The excitement of the birth is over, the journey from "home" to "home" has cycled through an oppressors census. Now it is on to usual rituals and expected maturing.

As we return to our usual routines, do we still expect to grow in wisdom? How might that look in 2006? What needs to be ignored? What paid attention to?

There is going to be falling and rising this next year. Are you ready? Ready to take your part in bringing both to pass?

If you are looking for redemption of Jerusalem or the Earth or whatever, a helpful starting place is looking for your part in a redemptive process, claiming it, and following where it leads.

6 comments:

  1. Luke 2:22-40

    Even the newest revelation seems to require the oldest of traditions to affirm it. Later we will find Jesus transforming the rituals, but here the folks around Jesus seem to need more than angelic visitations and reports from the shepherd. They need the affirmation of the traditions that will later take second place instead of first.

    In addition to the angels and shepherd from a few days earlier, we now have Simeon and Anna raising their witness about this babe.

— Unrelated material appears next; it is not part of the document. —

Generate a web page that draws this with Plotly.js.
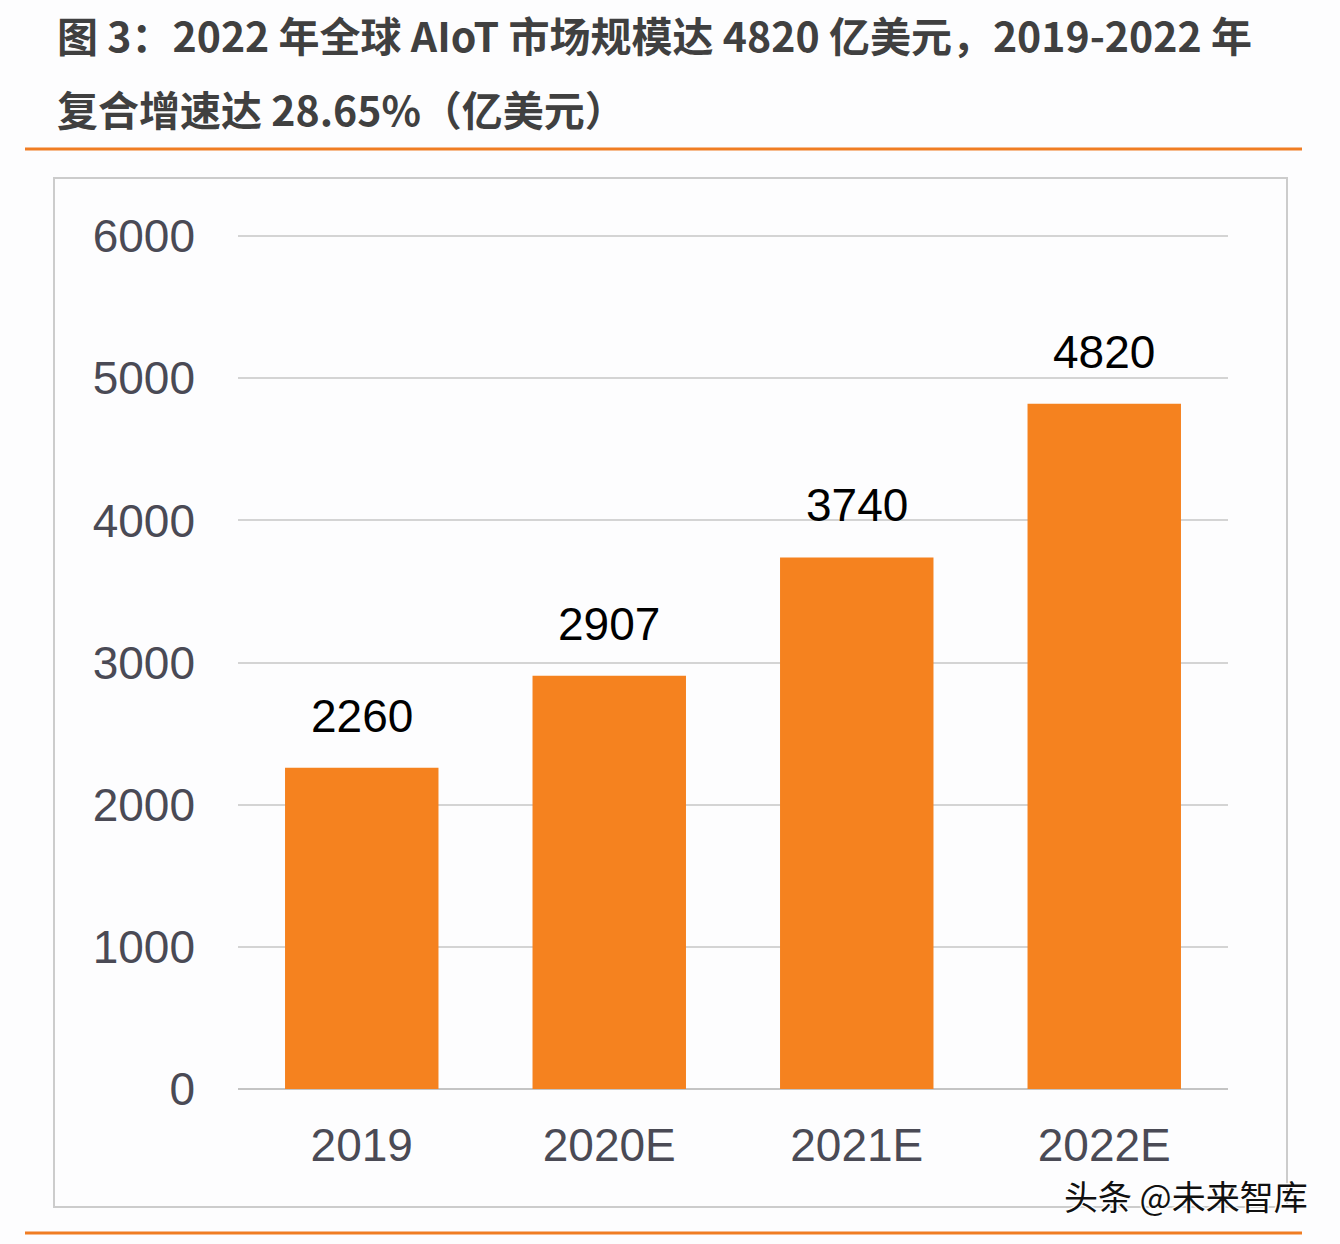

    There is a sense in which the best clowns need to have the highest skills, be among the best practitioners, of what it is they are spoofing. In this sense Jesus needs the firmest foundation in the rituals and the study of the faith of Israel. With these under his belt he can teach with authority and move beyond the rituals and accumulated wisdom of the people.

    If Mary and Joseph had been up for following up on the angels and shepherd, reinforced by Simeon and Anna, they might have begun the process of stepping away from what had been. This, apparently, wasn't a possibility for them and so pigeons are sacrificed.

    For now a question of ourselves and what traditions we still feel necessary for our well-being. What tradition coming up will you be able to walk away from? Will it be New Year's Resolutions, Epiphany Gifting or Assumptions of a heterosexual-only Valentine's Day?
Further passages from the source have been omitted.